Newer hypomethylating agents like azacitidine offer hope for older patients with acute myeloid leukaemia, according to Professor Hervé Dombret from the University Hospital Saint-Louis in Paris.

“The current approach subdivides older patients into those capable of tolerating intensive chemotherapy, those who may only tolerate low-intensity therapy such as low-dose cytarabine or hypomethylating agents like azacitidine, decitabine or guadecitabine, and those who will only tolerate best supportive care,” he said.

Decitabine was approved in Europe for the treatment of AML in 2012. Azacitadine is thought to be close to European approval, following the results of a phase 3 study by Professor Dombret and international colleagues including Professor John Seymour from the Peter MacCallum Cancer Centre in Melbourne.

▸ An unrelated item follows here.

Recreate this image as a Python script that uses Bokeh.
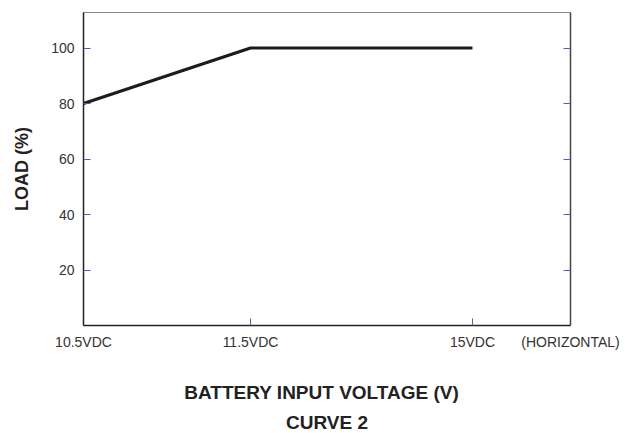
from bokeh.plotting import figure
from bokeh.models import Range1d, FixedTicker, LinearAxis, Title
from bokeh.embed import file_html
from bokeh.resources import INLINE

# Data
voltage_labels = ["10.5VDC", "11.5VDC", "15VDC", "(HORIZONTAL)"]
voltage_positions = [0.0, 1.0, 2.329, 2.916]   # schematic (non-linear) axis positions
curve_voltage_idx = [0, 1, 2]                  # points of the curve at these voltages
load_pct = [80, 100, 100]
y_ticks = [20, 40, 60, 80, 100]

FONT = "Liberation Sans"
TICK_COL = "#5a5aa8"

p = figure(frame_width=487, frame_height=313, output_backend="svg", toolbar_location=None,
           x_range=Range1d(voltage_positions[0], voltage_positions[-1]),
           y_range=Range1d(0, 112.8),
           x_axis_location=None, y_axis_location=None,
           min_border_left=83, min_border_right=50, min_border_top=12, min_border_bottom=100)
p.grid.visible = False
p.outline_line_color = "#8a8a8a"
p.outline_line_width = 1

xs = [voltage_positions[i] for i in curve_voltage_idx]
p.line(xs, load_pct, line_color="#1c1c1c", line_width=3.2)

# left axis
ly = LinearAxis(ticker=FixedTicker(ticks=y_ticks), axis_label="LOAD (%)")
ly.axis_line_color = "#222222"
ly.axis_line_width = 1.5
ly.major_tick_in = 7
ly.major_tick_out = 0
ly.major_tick_line_color = TICK_COL
ly.minor_tick_line_color = None
ly.major_label_text_font = FONT
ly.major_label_text_font_size = "14px"
ly.major_label_text_color = "#333333"
ly.major_label_standoff = 9
ly.axis_label_text_font = FONT
ly.axis_label_text_font_style = "bold"
ly.axis_label_text_font_size = "18px"
ly.axis_label_text_color = "#222222"
ly.axis_label_standoff = 16
p.add_layout(ly, "left")

# right axis (ticks only)
ry = LinearAxis(ticker=FixedTicker(ticks=y_ticks))
ry.axis_line_color = "#444444"
ry.axis_line_width = 1.5
ry.major_tick_in = 7
ry.major_tick_out = 0
ry.major_tick_line_color = TICK_COL
ry.minor_tick_line_color = None
ry.major_label_text_color = None
p.add_layout(ry, "right")

# bottom axis
bx = LinearAxis(ticker=FixedTicker(ticks=voltage_positions),
                axis_label="BATTERY  INPUT  VOLTAGE (V)")
bx.major_label_overrides = {v: s for v, s in zip(voltage_positions, voltage_labels)}
bx.axis_line_color = "#222222"
bx.axis_line_width = 1.5
bx.major_tick_in = 7
bx.major_tick_out = 0
bx.major_tick_line_color = TICK_COL
bx.minor_tick_line_color = None
bx.major_label_text_font = FONT
bx.major_label_text_font_size = "14px"
bx.major_label_text_color = "#333333"
bx.major_label_standoff = 8
bx.axis_label_text_font = FONT
bx.axis_label_text_font_style = "bold"
bx.axis_label_text_font_size = "19px"
bx.axis_label_text_color = "#222222"
bx.axis_label_standoff = 29
p.add_layout(bx, "below")

t = Title(text="CURVE 2", align="center", text_font=FONT, text_font_style="bold",
          text_font_size="19px", text_color="#222222", standoff=9)
p.add_layout(t, "below")

open("out.html", "w").write(file_html(p, INLINE))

The study, reported in Blood (2015; 126: 291-300), recruited patients aged 65 or more with newly-diagnosed AML and >30% bone marrow blasts.

They were randomised to azacitadine or conventional care, pre-selected as either standard induction chemotherapy, low-dose cytarabine or best supportive care on the basis of age, performance status, comorbidities and local practice.

There was a trend to improved median overall survival with azacitadine (10.4 vs 6.5 months, p=0.10), and it was better tolerated than conventional chemotherapy.

“Overall survival with azacitadine was superior to intensive chemotherapy in some subgroups of patients, including those with adverse cytogenetics and other risk factors,” Professor Dombret said.

Trials of hypomethylating agents combined with other drugs such as vosaroxin and sorafenib are now in progress.

Professor Dombret described the challenges of conducting clinical trials in older AML patients, who averaged 75 years in the azacitadine study.

“The classic outcome of overall survival might not be the best measure in these patients,” he said.

“They often have a high level of comorbidity, they may die of other causes, and adherence with treatment can be poor.”

Quality of life is also an important issue given the short median survival times, with a need to strike the right balance between quality and quantity of life for the individual patient.

Heterogeneous patient groups, with widely varying attitudes to involvement in a clinical trial, as well as the heterogeneity of the disease, also make it challenging to perform unbiased studies.